A reliable COME command can save a dog's life.  It is essential for many reasons that D comes when you ask, and come immediately.  In the dog trialing world, therefore, a reliable come is one of the things regularly tested for to obtain a Qualifying Score.  In agility, "come" or "here" is what helps bring D back on track if they misread your body language or the next obstacle command.  Handlers whose dogs go trotting off sniffing some scent or run out of the ring to visit a bystander, don't have a reliable enough "come" command.

The payoff for coming on command has to be bigger than the payoff for not coming.  In Susan Garrett vocabulary, you must "build value into the desired behavior".

My Definition of COME: Whatever D is doing, they quit doing it and come immediately to you and stay by you until released.  Control of your D can include grabbing their collar, putting a leash on them, having a reliable sit/stay at your feet or at your side, telling them to crate up or get in the car or house).

TRAINING: To train a reliable and immediate "come" with ease, get a whole bunch of high value treats (tuna, cheese, hot dogs, tasty crackers) in your pocket and keep them there all day for several days.  Start with your puppy.  At random moments throughout the day, (starting close by but eventually across the yard and from different rooms) say

DOG'S NAME/COME   . . . . . . . Maxie, come!

Encourage them to come by patting your leg and making eye contact.  The exact moment they get to you, pat their head, hook their collar and ply them with a generous treat, and generous praise.  Say "Good come".  (Not "good dog".)  Pet D and show your excitement that they listened.  Pick them up, whirl them around, etc.  Then release them.  "Okay, go play."

Vary, and gradually fade out the treats, the praise and the petting, and encourage them to just come and sit quietly in heel position or directly in front of you until they are released.

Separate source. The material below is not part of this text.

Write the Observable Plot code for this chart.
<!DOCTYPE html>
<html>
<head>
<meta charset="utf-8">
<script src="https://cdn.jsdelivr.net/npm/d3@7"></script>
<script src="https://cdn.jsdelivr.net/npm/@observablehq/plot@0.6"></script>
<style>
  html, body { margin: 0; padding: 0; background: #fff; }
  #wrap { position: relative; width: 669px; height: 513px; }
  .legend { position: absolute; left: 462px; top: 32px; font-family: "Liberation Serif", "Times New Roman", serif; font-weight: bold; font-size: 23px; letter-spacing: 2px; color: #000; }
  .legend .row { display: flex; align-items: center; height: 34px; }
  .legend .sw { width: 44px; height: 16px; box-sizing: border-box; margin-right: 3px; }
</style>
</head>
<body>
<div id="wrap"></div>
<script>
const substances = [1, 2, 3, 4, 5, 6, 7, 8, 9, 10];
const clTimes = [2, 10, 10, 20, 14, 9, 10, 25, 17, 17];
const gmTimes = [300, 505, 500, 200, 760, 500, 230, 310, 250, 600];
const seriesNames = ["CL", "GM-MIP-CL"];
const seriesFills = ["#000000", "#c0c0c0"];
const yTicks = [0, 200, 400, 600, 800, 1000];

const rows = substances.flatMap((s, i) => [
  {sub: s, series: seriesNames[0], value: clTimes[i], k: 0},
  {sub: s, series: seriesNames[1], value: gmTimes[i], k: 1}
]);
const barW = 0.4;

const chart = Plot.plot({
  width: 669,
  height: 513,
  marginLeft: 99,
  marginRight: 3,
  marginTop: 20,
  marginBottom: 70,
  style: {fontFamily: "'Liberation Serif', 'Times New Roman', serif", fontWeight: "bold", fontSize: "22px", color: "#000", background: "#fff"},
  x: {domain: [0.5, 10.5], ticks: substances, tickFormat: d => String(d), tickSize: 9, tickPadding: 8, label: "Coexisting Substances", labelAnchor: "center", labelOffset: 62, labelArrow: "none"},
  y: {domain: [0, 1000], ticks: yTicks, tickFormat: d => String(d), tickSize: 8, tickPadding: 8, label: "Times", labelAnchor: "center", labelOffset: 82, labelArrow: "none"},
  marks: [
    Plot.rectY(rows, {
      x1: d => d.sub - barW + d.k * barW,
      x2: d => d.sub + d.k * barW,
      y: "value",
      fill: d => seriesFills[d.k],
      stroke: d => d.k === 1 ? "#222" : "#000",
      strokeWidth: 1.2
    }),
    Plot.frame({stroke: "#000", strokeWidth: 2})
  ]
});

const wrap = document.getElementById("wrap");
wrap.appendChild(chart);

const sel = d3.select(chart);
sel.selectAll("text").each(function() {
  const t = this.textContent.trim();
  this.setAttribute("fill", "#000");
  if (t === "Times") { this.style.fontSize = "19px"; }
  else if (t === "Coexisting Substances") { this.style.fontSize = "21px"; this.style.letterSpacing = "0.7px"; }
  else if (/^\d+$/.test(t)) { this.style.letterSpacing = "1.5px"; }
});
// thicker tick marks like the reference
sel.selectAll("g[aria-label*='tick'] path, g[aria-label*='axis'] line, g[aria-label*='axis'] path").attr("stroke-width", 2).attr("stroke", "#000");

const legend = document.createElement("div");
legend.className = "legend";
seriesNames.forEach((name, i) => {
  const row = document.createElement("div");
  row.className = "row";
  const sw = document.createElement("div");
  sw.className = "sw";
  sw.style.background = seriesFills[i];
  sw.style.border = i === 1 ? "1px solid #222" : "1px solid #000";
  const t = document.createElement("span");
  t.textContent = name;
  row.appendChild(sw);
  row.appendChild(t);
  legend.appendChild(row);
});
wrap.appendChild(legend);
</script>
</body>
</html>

At various intervals, as they sit you should also clip on their leash or slip one over their heads, then treat generously. "Good come.  Good sit."  Throughout their life, D should show NO resistance to being put on leash, so training both the come command and leash acceptance simultaneously is efficient and makes sense.

Reinforcement:  Throughout D's life, at unpredictable moments, give D a really nice treat for coming. Never forget to reinforce good behavior periodically, or suffer the consequences of taking things for granted.  We all know what happens to the ungrateful wretches of this world!

GROUP "COME" EXERCISE:  I have 4 dogs.  I line them all up in a sit//stay.  I leave the room and go around a corner.  Willow follows me as she will not sit/stay for anything.  The others stay.  I say "Maxie, Come", and Maxie races to me for a treat.  I say "Lucky, Come", and Lucky rip roars to me for a treat.  I say "FoohFooh, Come", and he comes for a treat.  I sit them all again, go back to where they originally were, and call them again, changing the order.  If they come without being called, and at first they do -- they get nothing -- no treat, no acknowledgment, no fussing at them.  I don't even notice them until it's time to start the next round.  Within short order, they are waiting to hear their name called before leaving their spot. Sometimes I wait a whole minute before calling the first name.  They think this is such great fun they are wriggling with excitement, eyes beaming, intently focused. Because of their enthusiasm and my growing confidence that I can control them if it becomes really necessary, I think it's fun too.